It's most
likely that you're visiting this site because of the costuming pictures,
and Nobuyuki Takahashi can take some of the credit for that. Before he
founded Studio Hard, started producing live-action movies and working on
the start of the Raijin Comics translated manga project. Takahashi was
a writer who covered science fiction conventions and the famed Comic Market
doujinshi convention. Twenty years ago, "Comiket" was still a small gathering
and the closest thing there were to costumers were fans who drew anime
characters on their T-shirts. It was in 1983 that costuming started at
Comiket when the first Lum costumers from the then current Urusei Yatsura
appeared.
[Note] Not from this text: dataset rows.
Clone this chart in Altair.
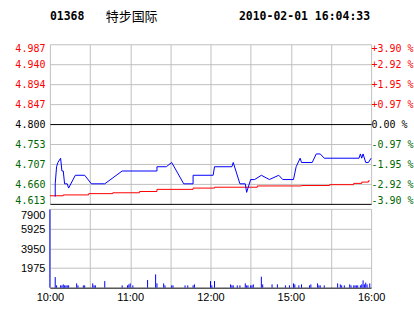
import altair as alt
import pandas as pd

# ---------------- data ----------------
stock_code = "01368"
stock_name = "特步国际"
stamp = "2010-02-01 16:04:33"

# intraday price vertices (minute index from 10:00, lunch break removed)
price_min = [4, 4, 5, 6, 8, 9, 10, 11, 13, 14,
             19, 26, 31, 41, 54, 80, 80, 87, 91, 100,
             107, 107, 122, 123, 136, 137, 142, 146, 147, 148,
             150, 153, 158, 164, 171, 174, 182, 184, 187, 188,
             196, 199, 202, 205, 231, 232, 233, 234, 236, 238,
             240]
price_val = [4.63, 4.66, 4.70, 4.71, 4.72, 4.69, 4.69, 4.66, 4.66, 4.65,
             4.68, 4.68, 4.66, 4.66, 4.69, 4.69, 4.70, 4.70, 4.71, 4.66,
             4.66, 4.68, 4.68, 4.70, 4.70, 4.71, 4.66, 4.66, 4.64, 4.65,
             4.67, 4.67, 4.68, 4.67, 4.68, 4.67, 4.67, 4.70, 4.72, 4.71,
             4.71, 4.73, 4.73, 4.72, 4.72, 4.73, 4.72, 4.73, 4.71, 4.71,
             4.72]

# average price (step line)
avg_min = [0, 10, 29, 47, 67, 80, 107, 123, 155, 188, 209, 227, 233, 238, 239]
avg_val = [4.632, 4.634, 4.637, 4.639, 4.642, 4.647, 4.650, 4.652, 4.655,
           4.656, 4.658, 4.661, 4.664, 4.667, 4.667]

# volume per minute
vol_min = [0, 4, 5, 8, 9, 10, 11, 12, 13, 14,
           20, 21, 25, 26, 32, 33, 34, 41, 54, 58,
           59, 60, 62, 73, 79, 80, 85, 86, 91, 92,
           101, 103, 107, 108, 120, 121, 123, 135, 136, 137,
           140, 142, 146, 147, 148, 150, 151, 152, 158, 159,
           166, 170, 176, 179, 182, 183, 186, 188, 194, 195,
           200, 201, 202, 205, 215, 217, 218, 220, 224, 225,
           227, 228, 229, 230, 232, 233, 234, 235, 236, 237,
           239]
vol_val = [7850, 1060, 230, 230, 230, 330, 230, 230, 230, 230,
           430, 230, 230, 230, 430, 230, 230, 660, 230, 230,
           330, 430, 230, 770, 1330, 430, 430, 230, 230, 230,
           230, 230, 230, 330, 660, 230, 660, 330, 230, 230,
           230, 230, 430, 230, 230, 230, 230, 330, 1100, 330,
           330, 330, 230, 230, 430, 330, 230, 330, 230, 330,
           430, 230, 230, 230, 430, 330, 230, 230, 330, 230,
           230, 230, 230, 230, 230, 330, 730, 330, 500, 330,
           430]

prev_close = 4.800
price_ticks = [4.613, 4.660, 4.707, 4.753, 4.800, 4.847, 4.894, 4.940, 4.987]
price_labels = ["4.613", "4.660", "4.707", "4.753", "4.800", "4.847", "4.894", "4.940", "4.987"]
pct_labels = ["-3.90 %", "-2.92 %", "-1.95 %", "-0.97 %", "\u00a00.00 %",
              "+0.97 %", "+1.95 %", "+2.92 %", "+3.90 %"]
vol_ticks = [0, 1975, 3950, 5925, 7900]
time_grid = [0, 30, 60, 90, 120, 150, 180, 210, 240]
time_tick_min = [0, 60, 120, 180, 240]
time_labels = ["10:00", "11:00", "12:00", "15:00", "16:00"]

assert len(price_min) == len(price_val)
assert len(avg_min) == len(avg_val)
assert len(vol_min) == len(vol_val)

price_df = pd.DataFrame({"i": range(len(price_min)), "m": price_min, "p": price_val})
avg_df = pd.DataFrame({"m": avg_min, "p": avg_val})
vol_df = pd.DataFrame({"m": vol_min, "v": vol_val})
hdr_df = pd.DataFrame({"code": [stock_code], "name": [stock_name], "stamp": [stamp]})


def lookup_expr(values, labels, tol):
    parts = [f"abs(datum.value - {v}) < {tol} ? '{s}' : " for v, s in zip(values, labels)]
    return "".join(parts) + "''"


GRID = "#c0c0c0"
RED = "#ff0000"
GREEN = "#006600"
BLUE = "#0000ff"
MONO = "DejaVu Sans Mono"
SANS = "Liberation Sans"

label_color = {
    "condition": [
        {"test": f"datum.value > {prev_close + 0.001}", "value": RED},
        {"test": f"datum.value < {prev_close - 0.001}", "value": GREEN},
    ],
    "value": "#000000",
}

xscale = alt.Scale(domain=[0, 240], nice=False, zero=False)
yscale = alt.Scale(domain=[price_ticks[0], price_ticks[-1]], nice=False, zero=False)

x_price = alt.X("m:Q", scale=xscale, axis=alt.Axis(
    values=time_grid, grid=True, gridColor=GRID, gridWidth=1,
    labels=False, ticks=False, domain=False, title=None))

left_axis = alt.Axis(
    orient="left", values=price_ticks, grid=True, gridWidth=1,
    gridColor={"condition": {"test": f"abs(datum.value - {prev_close}) < 0.001 || datum.value < {price_ticks[0] + 0.001}",
                             "value": "#000000"}, "value": GRID},
    domain=False, ticks=False, labelPadding=5, labelFont=MONO, labelFontSize=10,
    labelColor=label_color, labelExpr=lookup_expr(price_ticks, price_labels, 0.001),
    labelOffset=0.5, labelFlush=True, labelFlushOffset=1, labelOverlap=False, title=None)

right_axis = alt.Axis(
    orient="right", values=price_ticks, grid=False, domain=False, ticks=False,
    labelPadding=0, labelFont=MONO, labelFontSize=10, labelColor=label_color,
    labelExpr=lookup_expr(price_ticks, pct_labels, 0.001), labelOffset=0.5,
    labelFlush=True, labelFlushOffset=1, labelOverlap=False, title=None)

price_line = alt.Chart(price_df).mark_line(color=BLUE, strokeWidth=1).encode(
    x=x_price, y=alt.Y("p:Q", scale=yscale, axis=left_axis), order="i:Q")

avg_line = alt.Chart(avg_df).mark_line(color=RED, strokeWidth=1, interpolate="step-after").encode(
    x=x_price, y=alt.Y("p:Q", scale=yscale, axis=right_axis))

code_text = alt.Chart(hdr_df).mark_text(
    align="left", baseline="middle", font=MONO, fontWeight="bold", fontSize=11.5, color="black"
).encode(x=alt.value(0), y=alt.value(-27), text="code:N")

name_text = alt.Chart(hdr_df).mark_text(
    align="left", baseline="middle", font="Noto Sans CJK SC", fontSize=13, color="black"
).encode(x=alt.value(56), y=alt.value(-27), text="name:N")

stamp_text = alt.Chart(hdr_df).mark_text(
    align="right", baseline="middle", font=MONO, fontWeight="bold", fontSize=11.5, color="black"
).encode(x=alt.value(321), y=alt.value(-27), text="stamp:N")

price_panel = alt.layer(avg_line, price_line, code_text, name_text, stamp_text).resolve_axis(
    y="independent").properties(width=322, height=160)

vol_chart = alt.Chart(vol_df).mark_rule(color=BLUE, strokeWidth=1).encode(
    x=alt.X("m:Q", scale=xscale, axis=alt.Axis(
        values=time_grid, grid=True, gridColor=GRID, gridWidth=1, ticks=False, domain=False,
        labelExpr=lookup_expr(time_tick_min, time_labels, 0.5), labelFlush=False,
        labelOverlap=False, labelFont=SANS, labelFontSize=11, labelColor="#000000",
        labelPadding=4, title=None)),
    y=alt.Y("v:Q", scale=alt.Scale(domain=[vol_ticks[0], vol_ticks[-1]], nice=False, zero=True),
            axis=alt.Axis(values=vol_ticks, grid=True, gridWidth=1,
                          gridColor={"condition": {"test": "datum.value < 1", "value": "#000000"}, "value": GRID},
                          domain=False, ticks=False, format="d",
                          labelExpr="datum.value < 1 ? '' : datum.label",
                          labelFont=SANS, labelFontSize=11, labelColor="#000000",
                          labelFlush=True, labelFlushOffset=0, labelOffset=1,
                          labelPadding=5, labelOverlap=False, title=None)),
    y2=alt.datum(0),
).properties(width=322, height=79)

chart = alt.vconcat(price_panel, vol_chart, spacing=5, bounds="flush").properties(
    padding={"left": 14, "top": 11, "right": 0, "bottom": 0},
    background="white",
).configure_view(stroke=None)

chart.save("out.html", embed_options={"renderer": "svg", "actions": False})
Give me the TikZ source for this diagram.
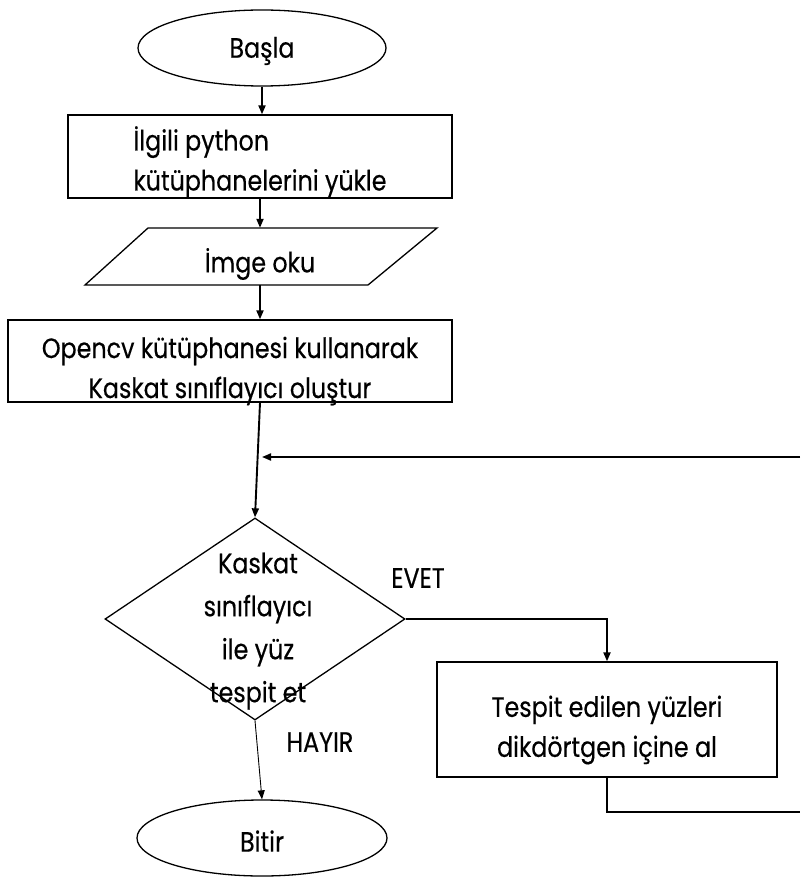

In 1984, Takahashi went to the World Science Fiction Convention,
held that year in Los Angeles, and was impressed by the costuming fans
who were in Star Wars and Star Trek outfits.
Takahashi
went home to Japan and decided to encourage fans at home to make their
own costumes to celebrate anime and manga creators. Some conventions use
the phrase "masquerade" for their costume contests, but it had a different
meaning in Japan and Takahashi wanted something different. After playing
with English-language phrases, he invented "cosplay" as a contraction for
"costume play" and wrote cosplay columns in his magazine. What followed
was the costuming boom at Comiket and other Japanese events, a boom that
crossed the Pacific when anime conventions started to rise in North American
popularity. In the years to come, cosplay will head back west across the
Pacific to Japan with Anime Expo Japan in 2004 and the Tokyo World Con
in 2007. In each event, game designer Susumu Sakurai (on the left) will
be one of the organizers, and he'll encourage North American and Japanese
cosplayers to come together and celebrate their hobby.
There's
a difference between American and Japanese cosplay, and Takahashi prefers
the American version - even if some U.S. convention organizers disagree.
In Japan, cosplayers match their favorite poses. In the U.S. and Canada,
most anime conventions feature costumers who stage short skits and dance
presentations. Takahashi prefers the American system - he thinks Japanese
costumers are too shy to be coaxed on state - and he once asked Americans
why they were so comfortable in front of an audience. "They said the U.S.
schools require you to do that. We don't have that kind of background in
Japan," said Takahashi. "In the United States when I ask them for pictures,
they show more of their own character instead of becoming that character.
Japanese cosplayers are good at being copycats."